Uma coisa, desejada, aplaudida, é a sadia expectativa de punição dos
chamados ‘crimes de colarinho branco’; outra é a degeneração autoritária
do direito criminal.
As decisões do STF, seja no caso da Ação Penal 470 decretando perda de
mandato de parlamentares (competência privativa da respectiva Casa
legislativa, C. F. art. 55), seja, à mesma época, intervindo na
organização da pauta do Congresso mediante decisão monocrática em ordem
liminar, assustam o pensamento democrático, que, cioso da importância da
separação dos Poderes, reage ao papel de moloch autoritário que a
direita quer emprestar ao Poder Judiciário brasileiro. Um dos mais
perigosos movimentos desse autoritarismo que começa a quebrar a casca do
ovo em que foi gerado, é a judicialização da política, a qual, se
atende à fome voraz do Judiciário, é também acepipe que sai do forno dos
partidos e do Congresso, seja pela omissão desse, seja pelo vício
anti-republicano das oposições, das atuais e das anteriores (PT à
frente) de recorrerem ao Judiciário, para a solução de impasses que não
souberam resolver no leito natural da política.

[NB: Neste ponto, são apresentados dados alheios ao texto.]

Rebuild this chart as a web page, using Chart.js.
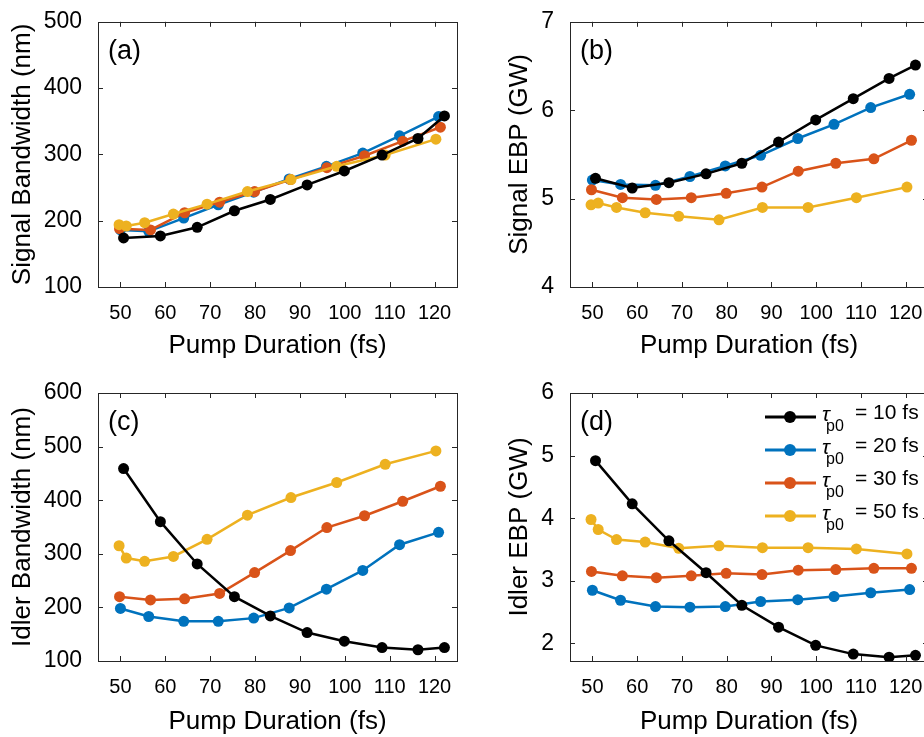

De outra parte, a omissão legiferante do Congresso abriu lacunas legais
ou criou impasses que foram levados ao Judiciário que, assim,
‘legislou’ e legislou (não discuto o mérito), por exemplo, no julgamento
das cotas para negros nas universidades, na descriminalização do aborto
de fetos anencéfalos e na legalização da união civil entre
homossexuais. E legislou, então à larga, o STF sancionando decisões do
TSE, que se auto-incumbiu de fazer a reforma política que o Legislativo
postergou. Esse mesmo TSE se especializou em cassar mandatos.
No fundo a questão é esta: não há vazio de poder.
Na mesma entrevista citada no início deste artigo, o presidente do STF
condena as promoções de juízes por merecimento, pois isso, diz ele,
enseja a comprometedora corrida dos interessados atrás de apoios
políticos. É verdade, mas não é a verdade toda, posto que não se
aplica, apenas, à primeira instância. Em grau muitas vezes mais grave o
‘beija mão’ tem matriz na nomeação dos ministros dos tribunais
superiores, principalmente do STF, com os candidatos em ciranda pelos
vãos e desvãos do Executivo e do Senado à procura de apoios trocados por
promessas de favores futuros.
Pede a democracia um Congresso revigorado, talvez o da próxima
Legislatura – apto para realizar as reformas de que o Brasil necessita e
uma delas é a reforma do Judiciário, livre da vitaliciedade monárquica,
obrigado a trabalhar onze meses por ano, sujeito ao controle externo,
como todos os demais Poderes republicanos.
Roberto Amaral, Cientista político e ex-ministro da Ciência e Tecnologia entre 2003 e 2004.